Il suffit de voir comment un skater analyse une ville pour se rendre compte que c’est une démarche totale, qui porte en elle une sorte de critique d’un monde urbain aseptisé et formalisé par des tas de règlements qui cloisonnent et enferment. Le mot d’ordre du skate, c’est justement de dire : libère toi des codes urbains qui enferment, dessines-toi ta subjectivité urbaine.

Le skateboard c’est une réaction à l’urbanisation, une tentative de se libérer du carcan de monde bétonisé en se l’appropriant pour mieux le détourner. Ce n’est pas mesurable par une note, pas plus que l’on s’entraine pour se réaliser.

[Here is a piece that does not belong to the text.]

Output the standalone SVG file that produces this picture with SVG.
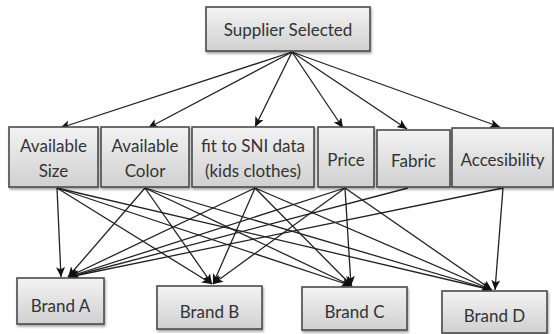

Il y a bien un effort physique, une dépense d’énergie, mais c’est là secondaire car ce qui compte ce n’est pas tant la performance physique que la réalisation subjective.

Quelle hypocrisie de voir que ce soit Yuto Horigome qui termine médaillé d’or pour les hommes et Momiji Nishiya pour les femmes alors même que le centre-ville de Tokyo est interdit au skateboard, les skateurs nippons étant obligés de skater la nuit pour éviter les restrictions et les mentalités hostiles…

Le skateboard deviendrait-il un loisir comme les autres ? Tout cela est à l’image d’un Geoff Rowley, figure historique du skateboard des origines et qui, végétalien pendant plus de 10 ans, a décidé de tout arrêter…pour devenir chasseur ! Mais l’on pourrait citer l’arrivée si facile de Nike dans le milieu cette dernière décennie, ou plus récemment de New Balance, ou encore l’inflation de la posture d’égo-trip sur Instagram.

Il n’y a qu’à voir comment la personnalité de Rayssa Leal, une jeune skateuse brésilienne (née en 2008 !), est utilisée par la compétition de type capitaliste.

Rayssa Leal

De deux choses l’une : ou bien le skateboard est à tournant de son histoire, avec la tendance à s’intégrer dans le « game », ou bien l’arrivée du skateboard aux Jeux Olympiques de 2021 n’aura été qu’une parenthèse d’une anomalie historique de la décennie 2010.

Car heureusement, l’identité historique de l’esprit skate est toujours là, belle et bien vivante, formant toujours le coeur même de la démarche… mais quel sera à terme l’impact de cette tendance qui n’en finit pas d’enfler et que l’on peut qualifier, malencontreusement, de « skate business » ?

Le souffle des années 1990, celui qui a forgé cet état d’esprit particulier doit-il s’évaporer dans le business ? Peut-être, et les plus avisés remarqueront que la vague vegan et straight edge, si connectée dans ces années-là au skateboard, ne s’est d’ailleurs finalement pas vraiment cristallisé dans ce même milieu.

Car les skateurs sont au fond des personnalités à l’esprit alternatif et décontracté pour sûr, mais avant tout individuel voire individualiste : tolérons les choses et vivons notre « truc » à la marge… sauf que la marge reste justement peu de temps une marge, car la pression sociale et sociétale est toujours intense.

Et à un moment il faut dessiner des lignes rouges à ne pas franchir. Peut être est-ce là le drame actuel du skateboard confronté à son « tournant olympique » ?

Décidément, les années 2020 vont être la décennie du tri sélectif entre ce qui est authentique et ce qui s’est fait corrompre par la facilité capitaliste.